**TASK TO CARRY OUT:** Looking at the listing, state how many of its lines contain the string "picture". Write only the number.

☆ ☆ ☆

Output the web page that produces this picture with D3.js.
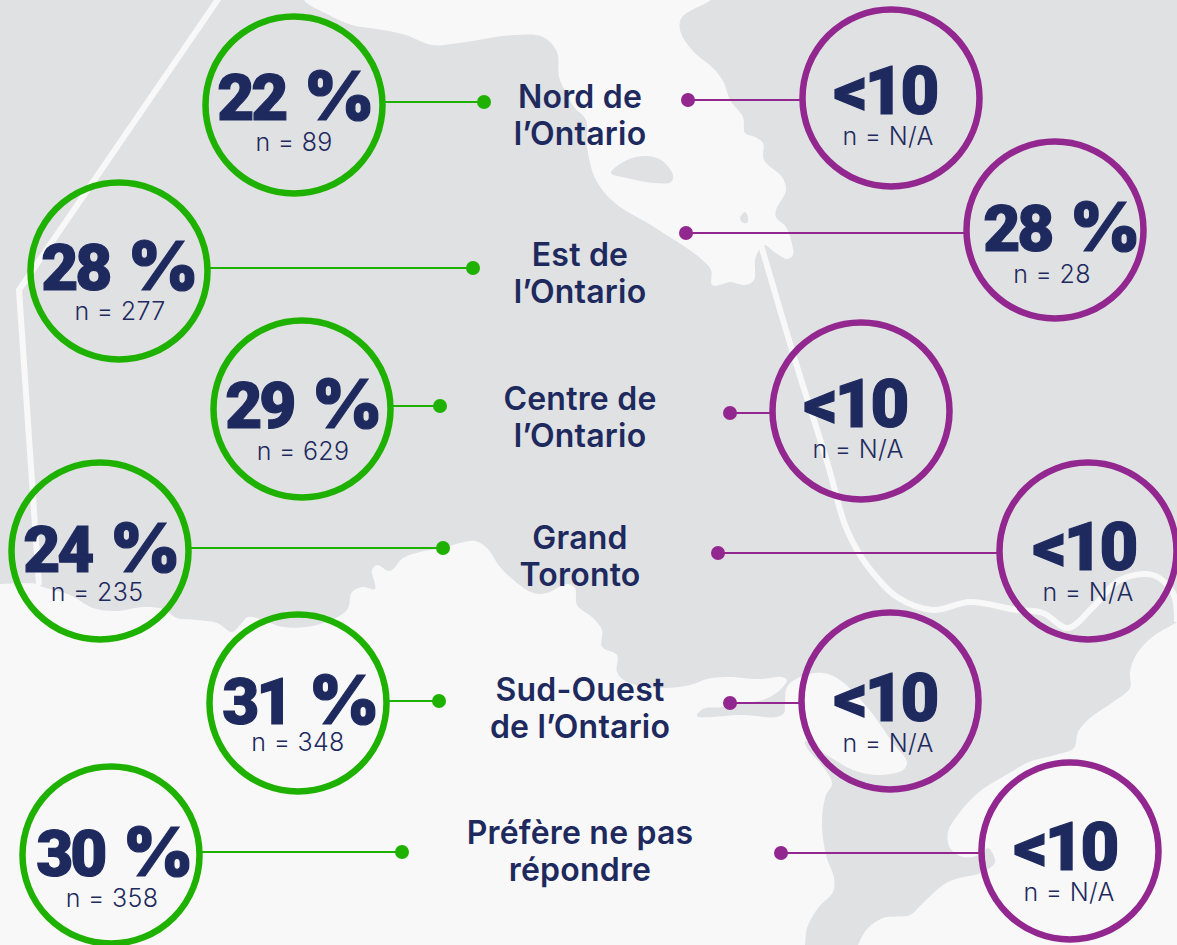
<!DOCTYPE html>
<html>
<head>
<meta charset="utf-8">
<script src="https://cdnjs.cloudflare.com/ajax/libs/d3/7.8.5/d3.min.js"></script>
<style>
  html, body { margin: 0; padding: 0; background: #f8f8f8; }
  svg { display: block; }
  text { fill: #1e2a5e; text-anchor: middle; }
  .big { font-family: Roboto, sans-serif; font-weight: 900; font-size: 67px; letter-spacing: -3px; stroke: #1e2a5e; stroke-width: 1.2px; }
  .big .digits { font-size: 64px; }
  .big .pct { font-family: Inter, sans-serif; font-size: 68px; letter-spacing: 0; }
  .small { font-family: Inter, sans-serif; font-weight: 300; font-size: 25px; letter-spacing: 0.3px; }
  .region { font-family: Inter, sans-serif; font-weight: 600; font-size: 32px; letter-spacing: 0.2px; }
</style>
</head>
<body>
<svg id="chart" width="1177" height="945"></svg>
<script>
// values
const regions = [
    ["Nord de", "l\u2019Ontario"],
    ["Est de", "l\u2019Ontario"],
    ["Centre de", "l\u2019Ontario"],
    ["Grand", "Toronto"],
    ["Sud-Ouest", "de l\u2019Ontario"],
    ["Pr\u00e9f\u00e8re ne pas", "r\u00e9pondre"]
];
const greenValues = ["22 %", "28 %", "29 %", "24 %", "31 %", "30 %"];
const greenCounts = ["n = 89", "n = 277", "n = 629", "n = 235", "n = 348", "n = 358"];
const purpleValues = ["<10", "28 %", "<10", "<10", "<10", "<10"];
const purpleCounts = ["n = N/A", "n = 28", "n = N/A", "n = N/A", "n = N/A", "n = N/A"];

// layout of the bubbles, one entry per region
const greenLayout = [
    { cx: 294, cy: 105, lineY: 102, dotX: 484, bigX: 296, bigY: 120, smallX: 294, smallY: 151 },
    { cx: 119, cy: 271, lineY: 268, dotX: 473, bigX: 120, bigY: 290, smallX: 120, smallY: 320 },
    { cx: 302, cy: 409, lineY: 406, dotX: 440, bigX: 304, bigY: 428, smallX: 303, smallY: 460 },
    { cx: 100, cy: 551, lineY: 548, dotX: 443, bigX: 102, bigY: 572, smallX: 97, smallY: 601 },
    { cx: 298, cy: 703, lineY: 701, dotX: 439, bigX: 301, bigY: 724, smallX: 298, smallY: 751 },
    { cx: 111, cy: 855, lineY: 852, dotX: 402, bigX: 115, bigY: 876, smallX: 112, smallY: 907 }
];
const purpleLayout = [
    { cx: 891, cy: 98, lineY: 100, dotX: 688, bigX: 885, bigY: 114, smallX: 888, smallY: 145 },
    { cx: 1055, cy: 230, lineY: 233, dotX: 686, bigX: 1062, bigY: 251, smallX: 1052, smallY: 283 },
    { cx: 861, cy: 411, lineY: 413, dotX: 730, bigX: 855, bigY: 427, smallX: 858, smallY: 458 },
    { cx: 1088, cy: 551, lineY: 553, dotX: 718, bigX: 1084, bigY: 570, smallX: 1088, smallY: 601 },
    { cx: 890, cy: 701, lineY: 703, dotX: 730, bigX: 885, bigY: 721, smallX: 888, smallY: 752 },
    { cx: 1070, cy: 851, lineY: 853, dotX: 781, bigX: 1065, bigY: 870, smallX: 1069, smallY: 901 }
];
const ringRadius = 88.5;
const labelX = 580;
const labelY = [108, 266, 410, 549, 701, 844];
const labelGap = 37;

// outline of the map behind the bubbles
const landOutline = [
    [-10,-10],[304,-10],[304,0],[329,15],[352,25],[383,30],[406,35],[432,45],[459,43],[513,35],[543,37],[557,52],[559,77],[566,93],[574,107],[586,120],
    [587,147],[596,180],[615,203],[654,227],[699,257],[711,270],[712,285],[720,285],[730,282],[745,285],[754,280],[755,260],[758,252],
    [764,245],[776,253],[787,259],[793,255],[791,240],[786,227],[776,217],[776,210],[786,190],[782,177],[764,160],[763,143],[755,137],[745,133],[743,117],[730,100],[724,83],[715,70],[692,50],[680,30],[682,17],[711,0],[720,-10],
    [1187,-10],[1187,615],[1177,622],[1151,638],[1136,655],[1130,672],[1130,688],[1113,702],[1090,718],[1078,732],[1074,748],[1055,755],[1029,762],[1006,775],[979,792],[960,812],[948,832],[950,848],[963,857],[979,855],[988,848],[995,862],[983,872],[948,882],[921,905],[910,915],[883,918],[868,928],[858,945],[855,955],
    [803,955],[805,945],[807,928],[818,908],[833,892],[834,878],[826,855],[822,822],[826,795],[832,785],[830,777],[820,763],[807,748],[805,741],
    [830,757],[853,770],[877,775],[903,770],[907,762],[893,743],[867,707],[840,680],[823,673],[800,677],[787,687],[785,703],[784,713],[777,717],[743,715],[697,716],
    [703,709],[723,707],[740,703],[763,700],[780,690],[787,680],[782,677],[760,679],[727,677],[707,679],[690,685],[660,688],[627,682],[617,672],[617,655],[602,647],[602,630],[593,618],[577,605],[575,588],[567,584],[547,593],[533,593],[517,583],[500,567],[487,548],[475,541],[460,543],[443,548],[420,552],[403,558],[390,571],[377,565],[372,570],[375,589],[363,587],[352,592],[347,610],[317,625],[283,627],[263,620],[248,617],[240,625],[232,632],[217,623],[197,620],[177,618],[163,609],[143,607],[117,611],[93,608],[70,595],[43,587],[36,584],[0,584],[-10,584]
];
const bayIsland = [[611,173],[627,160],[646,156],[661,160],[673,175],[671,182],[654,183],[627,178]];
const smallIsland = [[740,218],[745,212],[748,217],[747,223],[742,222]];
const westBorder = [[221,-5],[19,290],[39,585]];
const eastBorder = [[761,245],[795,360],[828,465],[845,525],[860,555],[873,573],[897,597],[933,610],[970,602],[1017,610],[1043,613],[1068,628],[1093,607],[1120,580],[1153,575],[1173,593],[1177,622]];

const svg = d3.select("#chart");
const curve = d3.line().curve(d3.curveCatmullRom.alpha(0.5));
const closedCurve = d3.line().curve(d3.curveCatmullRomClosed.alpha(0.5));

const mapLayer = svg.append("g");
mapLayer.append("path").attr("d", curve(landOutline) + "Z").attr("fill", "#e0e1e3");
mapLayer.selectAll(".island")
    .data([bayIsland, smallIsland])
    .enter()
    .append("path")
    .attr("class", "island")
    .attr("d", d => closedCurve(d))
    .attr("fill", "#e0e1e3");
mapLayer.append("path")
    .attr("d", d3.line()(westBorder))
    .attr("fill", "none")
    .attr("stroke", "#f8f8f8")
    .attr("stroke-width", 6);
mapLayer.append("path")
    .attr("d", curve(eastBorder))
    .attr("fill", "none")
    .attr("stroke", "#f8f8f8")
    .attr("stroke-width", 6);

function drawSide(layout, values, counts, color) {
    const group = svg.append("g")
        .selectAll("g")
        .data(layout.map((d, i) => ({ ...d, value: values[i], count: counts[i] })))
        .enter()
        .append("g");

    // connector stops at the ring, on whichever side the dot is
    group.append("line")
        .attr("x1", d => d.cx + (d.dotX > d.cx ? ringRadius : -ringRadius))
        .attr("x2", d => d.dotX)
        .attr("y1", d => d.lineY)
        .attr("y2", d => d.lineY)
        .attr("stroke", color)
        .attr("stroke-width", 2);

    group.append("circle")
        .attr("cx", d => d.dotX)
        .attr("cy", d => d.lineY)
        .attr("r", 7)
        .attr("fill", color);

    group.append("circle")
        .attr("cx", d => d.cx)
        .attr("cy", d => d.cy)
        .attr("r", ringRadius)
        .attr("fill", "none")
        .attr("stroke", color)
        .attr("stroke-width", 6.5);

    const big = group.append("text")
        .attr("class", "big")
        .attr("x", d => d.bigX)
        .attr("y", d => d.bigY);
    big.append("tspan")
        .attr("class", d => d.value.includes("%") ? "digits" : null)
        .text(d => d.value.replace(" %", ""));
    big.filter(d => d.value.includes("%"))
        .append("tspan")
        .attr("class", "pct")
        .attr("dx", 5)
        .text(" %");

    group.append("text")
        .attr("class", "small")
        .attr("x", d => d.smallX)
        .attr("y", d => d.smallY)
        .text(d => d.count);
}

drawSide(greenLayout, greenValues, greenCounts, "#1fb100");
drawSide(purpleLayout, purpleValues, purpleCounts, "#92278f");

svg.append("g")
    .selectAll("text")
    .data(regions)
    .enter()
    .append("text")
    .attr("class", "region")
    .attr("transform", (d, i) => `translate(${labelX},${labelY[i]})`)
    .selectAll("tspan")
    .data(d => d)
    .enter()
    .append("tspan")
    .attr("x", 0)
    .attr("y", (d, i) => i * labelGap)
    .text(d => d);
</script>
</body>
</html>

☆ ☆ ☆

**WRITTEN SOLUTION:** 1